Brief: Your copy of the material below should match it exactly, except that it holds no pictures.

-------

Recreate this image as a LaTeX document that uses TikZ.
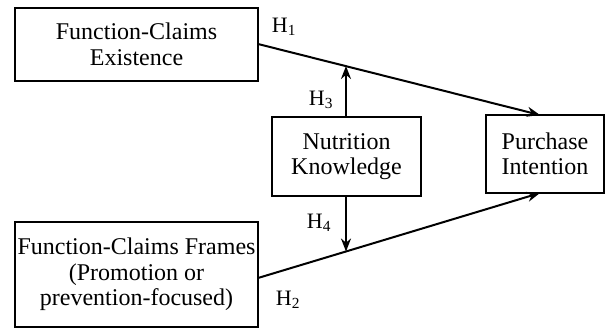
\documentclass[tikz,border=0pt]{standalone}
\usepackage{fontspec}
\setmainfont{Liberation Serif}
\usetikzlibrary{arrows.meta}
\begin{document}
\begin{tikzpicture}[x=1pt,y=-1pt,
  box/.style={draw,line width=2pt,inner sep=0pt,align=center,
    font=\fontsize{24}{25.5}\selectfont},
  hlab/.style={inner sep=0pt,font=\fontsize{22}{24}\selectfont},
  conn/.style={line width=2pt,-{Stealth[length=13pt,width=10pt]}}]
\useasboundingbox (0,0) rectangle (607,329);
\node[box,minimum width=243pt,minimum height=73pt] (b1) at (136.5,44.5) {Function-Claims\\Existence};
\node[box,minimum width=149pt,minimum height=79pt] (nk) at (346.5,156.5) {Nutrition\\Knowledge};
\node[box,minimum width=118pt,minimum height=78pt] (pi) at (545,154) {Purchase\\Intention};
\node[box,minimum width=243pt,minimum height=105pt] (b4) at (136.5,274.5) {Function-Claims Frames\\(Promotion or\\prevention-focused)};
\coordinate (s1) at (258,44);
\coordinate (s2) at (258,278);
\coordinate (t1) at (540,115);
\coordinate (t2) at (540,193);
\coordinate (m1) at (346,66);
\coordinate (m2) at (346,251.5);
\draw[conn] (s1) -- (t1);
\draw[conn] (s2) -- (t2);
\draw[conn] (nk.north -| m1) -- (m1);
\draw[conn] (nk.south -| m2) -- (m2);
\node[hlab] (h1) at (284,27) {H\textsubscript{1}};
\node[hlab] (h3) at (321,100) {H\textsubscript{3}};
\node[hlab] (h4) at (319,223) {H\textsubscript{4}};
\node[hlab] (h2) at (288,300) {H\textsubscript{2}};
\end{tikzpicture}
\end{document}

-------

Answer:
Recreate this image as a LaTeX document that uses TikZ.
\documentclass[tikz,border=0pt]{standalone}
\usepackage{fontspec}
\setmainfont{Liberation Serif}
\usetikzlibrary{arrows.meta}
\begin{document}
\begin{tikzpicture}[x=1pt,y=-1pt,
  box/.style={draw,line width=2pt,inner sep=0pt,align=center,
    font=\fontsize{24}{25.5}\selectfont},
  hlab/.style={inner sep=0pt,font=\fontsize{22}{24}\selectfont},
  conn/.style={line width=2pt,-{Stealth[length=13pt,width=10pt]}}]
\useasboundingbox (0,0) rectangle (607,329);
\node[box,minimum width=243pt,minimum height=73pt] (b1) at (136.5,44.5) {Function-Claims\\Existence};
\node[box,minimum width=149pt,minimum height=79pt] (nk) at (346.5,156.5) {Nutrition\\Knowledge};
\node[box,minimum width=118pt,minimum height=78pt] (pi) at (545,154) {Purchase\\Intention};
\node[box,minimum width=243pt,minimum height=105pt] (b4) at (136.5,274.5) {Function-Claims Frames\\(Promotion or\\prevention-focused)};
\coordinate (s1) at (258,44);
\coordinate (s2) at (258,278);
\coordinate (t1) at (540,115);
\coordinate (t2) at (540,193);
\coordinate (m1) at (346,66);
\coordinate (m2) at (346,251.5);
\draw[conn] (s1) -- (t1);
\draw[conn] (s2) -- (t2);
\draw[conn] (nk.north -| m1) -- (m1);
\draw[conn] (nk.south -| m2) -- (m2);
\node[hlab] (h1) at (284,27) {H\textsubscript{1}};
\node[hlab] (h3) at (321,100) {H\textsubscript{3}};
\node[hlab] (h4) at (319,223) {H\textsubscript{4}};
\node[hlab] (h2) at (288,300) {H\textsubscript{2}};
\end{tikzpicture}
\end{document}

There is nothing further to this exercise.